╭──

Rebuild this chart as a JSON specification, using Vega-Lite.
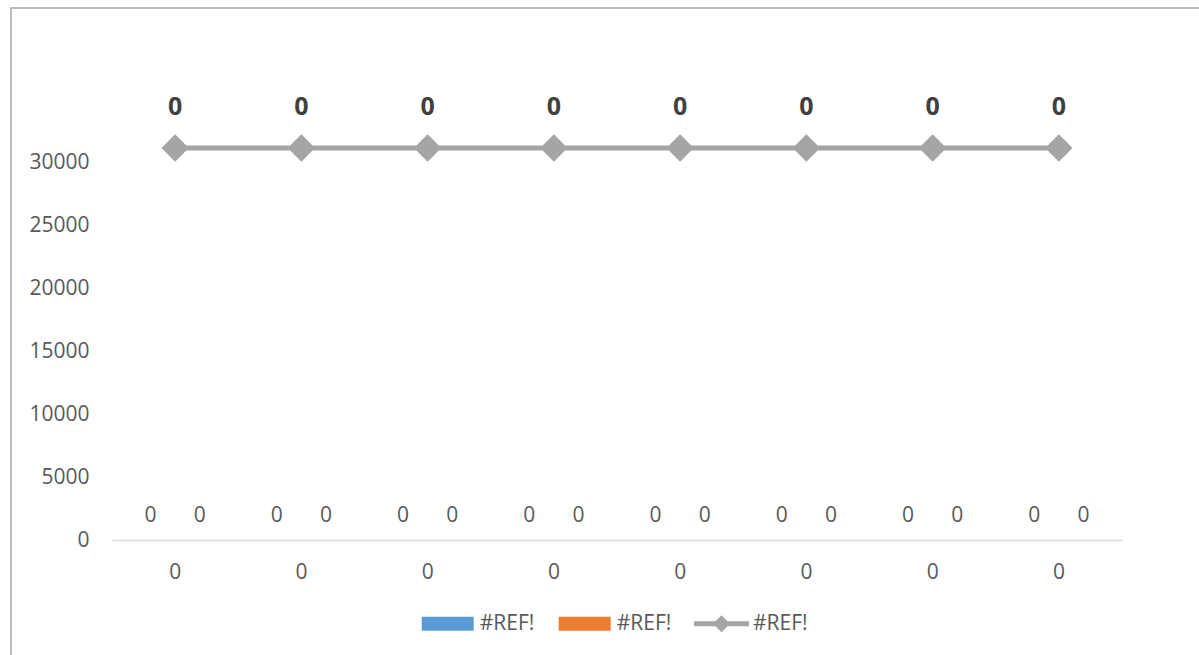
{
  "$schema": "https://vega.github.io/schema/vega-lite/v6.json",
  "width": 1192,
  "height": 651,
  "padding": {"left": 11, "top": 8, "right": -4, "bottom": -4},
  "autosize": {"type": "none"},
  "background": "#ffffff",
  "config": {
    "view": {"stroke": "#a6a6a6", "strokeWidth": 1.5},
    "font": "Open Sans",
    "axis": {"labelFont": "Open Sans", "labelColor": "#595959", "labelFontSize": 21}
  },
  "data": {
    "values": [
      {"cat": 1, "series": "A", "value": 0}, {"cat": 1, "series": "B", "value": 0}, {"cat": 1, "series": "C", "value": 0},
      {"cat": 2, "series": "A", "value": 0}, {"cat": 2, "series": "B", "value": 0}, {"cat": 2, "series": "C", "value": 0},
      {"cat": 3, "series": "A", "value": 0}, {"cat": 3, "series": "B", "value": 0}, {"cat": 3, "series": "C", "value": 0},
      {"cat": 4, "series": "A", "value": 0}, {"cat": 4, "series": "B", "value": 0}, {"cat": 4, "series": "C", "value": 0},
      {"cat": 5, "series": "A", "value": 0}, {"cat": 5, "series": "B", "value": 0}, {"cat": 5, "series": "C", "value": 0},
      {"cat": 6, "series": "A", "value": 0}, {"cat": 6, "series": "B", "value": 0}, {"cat": 6, "series": "C", "value": 0},
      {"cat": 7, "series": "A", "value": 0}, {"cat": 7, "series": "B", "value": 0}, {"cat": 7, "series": "C", "value": 0},
      {"cat": 8, "series": "A", "value": 0}, {"cat": 8, "series": "B", "value": 0}, {"cat": 8, "series": "C", "value": 0}
    ]
  },
  "resolve": {"scale": {"y": "independent"}, "axis": {"y": "independent"}},
  "layer": [
    {
      "transform": [{"filter": "datum.series !== 'C'"}],
      "encoding": {
        "x": {
          "field": "cat", "type": "ordinal",
          "scale": {"range": [101, 1111], "paddingInner": 0, "paddingOuter": 0},
          "axis": {
            "title": null, "labelExpr": "'0'", "labelAngle": 0,
            "offset": -119, "ticks": false, "tickSize": 0,
            "labelPadding": 38, "labelBaseline": "alphabetic",
            "domainColor": "#d9d9d9", "domainWidth": 1.5, "grid": false
          }
        },
        "xOffset": {"field": "series", "type": "nominal", "scale": {"paddingOuter": 0.288, "paddingInner": 0}},
        "y": {
          "field": "value", "type": "quantitative",
          "scale": {"domain": [0, 30000], "range": [532, 154], "nice": false},
          "axis": {
            "title": null, "values": [0, 5000, 10000, 15000, 20000, 25000, 30000],
            "format": "d", "offset": -78, "ticks": false, "tickSize": 0,
            "labelPadding": 0, "domain": false, "grid": false, "labelBaseline": "middle"
          }
        }
      },
      "layer": [
        {
          "mark": {"type": "bar"},
          "encoding": {
            "fill": {
              "field": "series", "type": "nominal",
              "scale": {"domain": ["A", "B"], "range": ["#5b9bd5", "#ed7d31"]},
              "legend": {
                "title": null, "orient": "none", "direction": "horizontal",
                "legendX": 410.7, "legendY": 589.7, "padding": 0,
                "labelExpr": "'#REF!'", "labelFont": "Open Sans", "labelFontSize": 21,
                "labelColor": "#595959", "labelOffset": 6, "columnPadding": 24,
                "symbolType": "M-1,-0.27H1V0.27H-1Z", "symbolSize": 2704,
                "symbolStrokeWidth": 0
              }
            }
          }
        },
        {
          "mark": {"type": "text", "font": "Open Sans", "fontSize": 21, "color": "#595959", "baseline": "alphabetic", "dy": -18},
          "encoding": {"text": {"field": "value", "type": "quantitative", "format": "d"}}
        }
      ]
    },
    {
      "transform": [{"filter": "datum.series === 'C'"}],
      "encoding": {
        "x": {
          "field": "cat", "type": "ordinal",
          "scale": {"range": [101, 1111], "paddingInner": 0, "paddingOuter": 0}
        },
        "y": {
          "field": "value", "type": "quantitative",
          "scale": {"domain": [0, 1], "range": [140, 0], "nice": false, "zero": false},
          "axis": null
        }
      },
      "layer": [
        {
          "mark": {"type": "line", "strokeWidth": 5},
          "encoding": {
            "stroke": {
              "field": "series", "type": "nominal",
              "scale": {"domain": ["C"], "range": ["#a5a5a5"]},
              "legend": {
                "title": null, "orient": "none", "direction": "horizontal",
                "legendX": 683, "legendY": 588.2, "padding": 0,
                "labelExpr": "'#REF!'", "labelFont": "Open Sans", "labelFontSize": 21,
                "labelColor": "#595959", "labelOffset": 4,
                "symbolType": "M-1,-0.09L-0.22,-0.09L0,-0.31L0.22,-0.09L1,-0.09L1,0.09L0.22,0.09L0,0.31L-0.22,0.09L-1,0.09Z",
                "symbolSize": 3025, "symbolFillColor": "#a5a5a5", "symbolStrokeWidth": 0,
                "encode": {"symbols": {"update": {"fill": {"value": "#a5a5a5"}, "strokeWidth": {"value": 0}}}}
              }
            }
          }
        },
        {
          "mark": {"type": "point", "shape": "diamond", "size": 750, "filled": true, "color": "#a5a5a5", "opacity": 1}
        },
        {
          "mark": {"type": "text", "font": "Open Sans", "fontSize": 25, "fontWeight": "bold", "color": "#404040", "baseline": "alphabetic", "dy": -33},
          "encoding": {"text": {"field": "value", "type": "quantitative", "format": "d"}}
        }
      ]
    }
  ]
}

╰──

Task brief
Output the data above without changes, apart from leaving out the pictures.

The result
Rebuild this chart as a JSON specification, using Vega-Lite.
{
  "$schema": "https://vega.github.io/schema/vega-lite/v6.json",
  "width": 1192,
  "height": 651,
  "padding": {"left": 11, "top": 8, "right": -4, "bottom": -4},
  "autosize": {"type": "none"},
  "background": "#ffffff",
  "config": {
    "view": {"stroke": "#a6a6a6", "strokeWidth": 1.5},
    "font": "Open Sans",
    "axis": {"labelFont": "Open Sans", "labelColor": "#595959", "labelFontSize": 21}
  },
  "data": {
    "values": [
      {"cat": 1, "series": "A", "value": 0}, {"cat": 1, "series": "B", "value": 0}, {"cat": 1, "series": "C", "value": 0},
      {"cat": 2, "series": "A", "value": 0}, {"cat": 2, "series": "B", "value": 0}, {"cat": 2, "series": "C", "value": 0},
      {"cat": 3, "series": "A", "value": 0}, {"cat": 3, "series": "B", "value": 0}, {"cat": 3, "series": "C", "value": 0},
      {"cat": 4, "series": "A", "value": 0}, {"cat": 4, "series": "B", "value": 0}, {"cat": 4, "series": "C", "value": 0},
      {"cat": 5, "series": "A", "value": 0}, {"cat": 5, "series": "B", "value": 0}, {"cat": 5, "series": "C", "value": 0},
      {"cat": 6, "series": "A", "value": 0}, {"cat": 6, "series": "B", "value": 0}, {"cat": 6, "series": "C", "value": 0},
      {"cat": 7, "series": "A", "value": 0}, {"cat": 7, "series": "B", "value": 0}, {"cat": 7, "series": "C", "value": 0},
      {"cat": 8, "series": "A", "value": 0}, {"cat": 8, "series": "B", "value": 0}, {"cat": 8, "series": "C", "value": 0}
    ]
  },
  "resolve": {"scale": {"y": "independent"}, "axis": {"y": "independent"}},
  "layer": [
    {
      "transform": [{"filter": "datum.series !== 'C'"}],
      "encoding": {
        "x": {
          "field": "cat", "type": "ordinal",
          "scale": {"range": [101, 1111], "paddingInner": 0, "paddingOuter": 0},
          "axis": {
            "title": null, "labelExpr": "'0'", "labelAngle": 0,
            "offset": -119, "ticks": false, "tickSize": 0,
            "labelPadding": 38, "labelBaseline": "alphabetic",
            "domainColor": "#d9d9d9", "domainWidth": 1.5, "grid": false
          }
        },
        "xOffset": {"field": "series", "type": "nominal", "scale": {"paddingOuter": 0.288, "paddingInner": 0}},
        "y": {
          "field": "value", "type": "quantitative",
          "scale": {"domain": [0, 30000], "range": [532, 154], "nice": false},
          "axis": {
            "title": null, "values": [0, 5000, 10000, 15000, 20000, 25000, 30000],
            "format": "d", "offset": -78, "ticks": false, "tickSize": 0,
            "labelPadding": 0, "domain": false, "grid": false, "labelBaseline": "middle"
          }
        }
      },
      "layer": [
        {
          "mark": {"type": "bar"},
          "encoding": {
            "fill": {
              "field": "series", "type": "nominal",
              "scale": {"domain": ["A", "B"], "range": ["#5b9bd5", "#ed7d31"]},
              "legend": {
                "title": null, "orient": "none", "direction": "horizontal",
                "legendX": 410.7, "legendY": 589.7, "padding": 0,
                "labelExpr": "'#REF!'", "labelFont": "Open Sans", "labelFontSize": 21,
                "labelColor": "#595959", "labelOffset": 6, "columnPadding": 24,
                "symbolType": "M-1,-0.27H1V0.27H-1Z", "symbolSize": 2704,
                "symbolStrokeWidth": 0
              }
            }
          }
        },
        {
          "mark": {"type": "text", "font": "Open Sans", "fontSize": 21, "color": "#595959", "baseline": "alphabetic", "dy": -18},
          "encoding": {"text": {"field": "value", "type": "quantitative", "format": "d"}}
        }
      ]
    },
    {
      "transform": [{"filter": "datum.series === 'C'"}],
      "encoding": {
        "x": {
          "field": "cat", "type": "ordinal",
          "scale": {"range": [101, 1111], "paddingInner": 0, "paddingOuter": 0}
        },
        "y": {
          "field": "value", "type": "quantitative",
          "scale": {"domain": [0, 1], "range": [140, 0], "nice": false, "zero": false},
          "axis": null
        }
      },
      "layer": [
        {
          "mark": {"type": "line", "strokeWidth": 5},
          "encoding": {
            "stroke": {
              "field": "series", "type": "nominal",
              "scale": {"domain": ["C"], "range": ["#a5a5a5"]},
              "legend": {
                "title": null, "orient": "none", "direction": "horizontal",
                "legendX": 683, "legendY": 588.2, "padding": 0,
                "labelExpr": "'#REF!'", "labelFont": "Open Sans", "labelFontSize": 21,
                "labelColor": "#595959", "labelOffset": 4,
                "symbolType": "M-1,-0.09L-0.22,-0.09L0,-0.31L0.22,-0.09L1,-0.09L1,0.09L0.22,0.09L0,0.31L-0.22,0.09L-1,0.09Z",
                "symbolSize": 3025, "symbolFillColor": "#a5a5a5", "symbolStrokeWidth": 0,
                "encode": {"symbols": {"update": {"fill": {"value": "#a5a5a5"}, "strokeWidth": {"value": 0}}}}
              }
            }
          }
        },
        {
          "mark": {"type": "point", "shape": "diamond", "size": 750, "filled": true, "color": "#a5a5a5", "opacity": 1}
        },
        {
          "mark": {"type": "text", "font": "Open Sans", "fontSize": 25, "fontWeight": "bold", "color": "#404040", "baseline": "alphabetic", "dy": -33},
          "encoding": {"text": {"field": "value", "type": "quantitative", "format": "d"}}
        }
      ]
    }
  ]
}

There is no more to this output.